Kettering High School

//Kettering High School
Kettering High School 2018-04-20T11:23:15+00:00

Project Description

Charles F. Kettering High School was built in 1964 and was located at 6101 Van Dyke Avenue between Hendrie Street and East Edsel Ford Service Drive, on Detroit’s east side. Kettering High School was a long, rectangular, two-story structure designed in a modern architectural style.

Kettering High School had a dark-brick exterior with thick, concrete-bordering between the first and second floor and for the cornice. The façade of Kettering High School also featured baby-blue colored accents, such as window panes, panels, doors, and a giant “K” for “KETTERING” in the school’s courtyard at the main entrance. Kettering High School had an odd “q-shaped” floor plan that consisted of administration offices, classrooms, laboratories, a cafeteria, a library, a gymnasium, and an auditorium. The interior of the school featured many courtyards that allowed natural light to fill the classrooms and hallways. Throughout the years, Kettering High School served an average of 1,500 to 2,000 students from ninth grade through twelfth grade. Charles F. Kettering High School was named after Mr. Charles F. Kettering, who was an American inventor, businessman, and engineer. He was also the founder of Delco (auto parts) and became the head of research at General Motors. Alumni and former students of Kettering High School were known as the “Kettering Pioneers,” as their school mascot was a pioneer. Kettering High School was a property of the Detroit Public Schools system.

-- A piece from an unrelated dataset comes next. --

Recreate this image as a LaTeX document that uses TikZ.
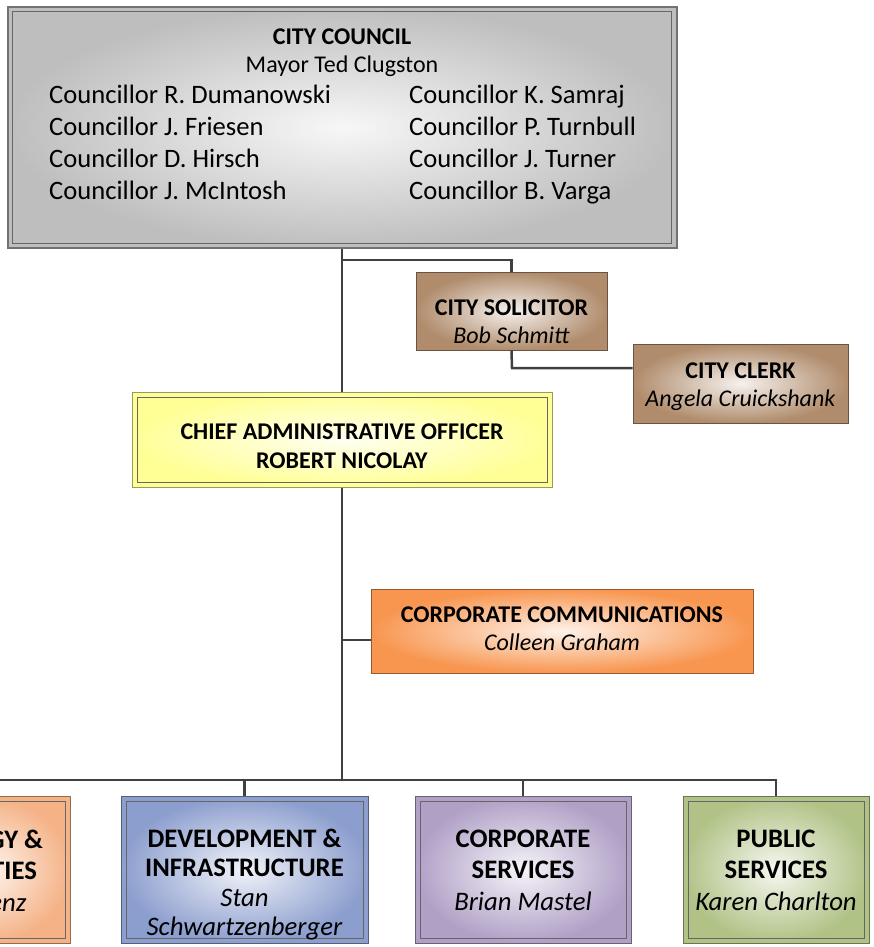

Kettering High School was “flagged” for closure by Detroit Public Schools due to low enrollment and low functioning.  Kettering High School had always had a steady enrollment, but by the late 2000’s the number dropped down to around 700 students.  Kettering High School also had trouble keeping standardized test scores for their students.  With Kettering High School using only approximately 50% of the school’s capacity, it became apparent that something needed to be done.  With the drastic decrease in enrollment and combination of low performance, it was evident that Kettering High School was in deep trouble.  In 2012, Kettering High School was forced to close its doors for good.

When Kettering High School closed in 2012, it was chosen by Detroit Public School to receive the latest form of security measures, which consisted of motion-censored video cameras. The cameras, known as Videofied, were relatively small cameras that would hang on the walls inside the vacant school. When somebody would enter the school, the cameras would be turned on by sensing motion and they would begin recording. The video clips were then sent to Detroit Public Schools Police, who would respond to the proper scene. Videofied was responsible for arresting hundreds of scrappers, trespassers, vandals, and even the occasional urban explorer. The Videofied system was Detroit Public School’s response to the Vacant Property Security (VPS) dilemma. By 2009, it seemed that the metal VPS sheets were disappearing on many of the vacant schools because the scrappers had figured out how to remove them. As of late 2009, the newly vacant schools would now get Videofied instead of VPS. Some of the vacant schools that had already closed and already had VPS would also now get the Videofied as well.  Kettering High School was chosen to get the Videofied installed. The Videofied system worked for several years and helped limit the damage done by scrappers and vandals.

As of 2015, Kettering High School is still abandoned. The Detroit Public Schools police keep a very close eye on the school and will prosecute anyone that is caught trespassing on the property. Recently, plans were announced that Kettering High School will become an agricultural training center and school, but still nothing has happened.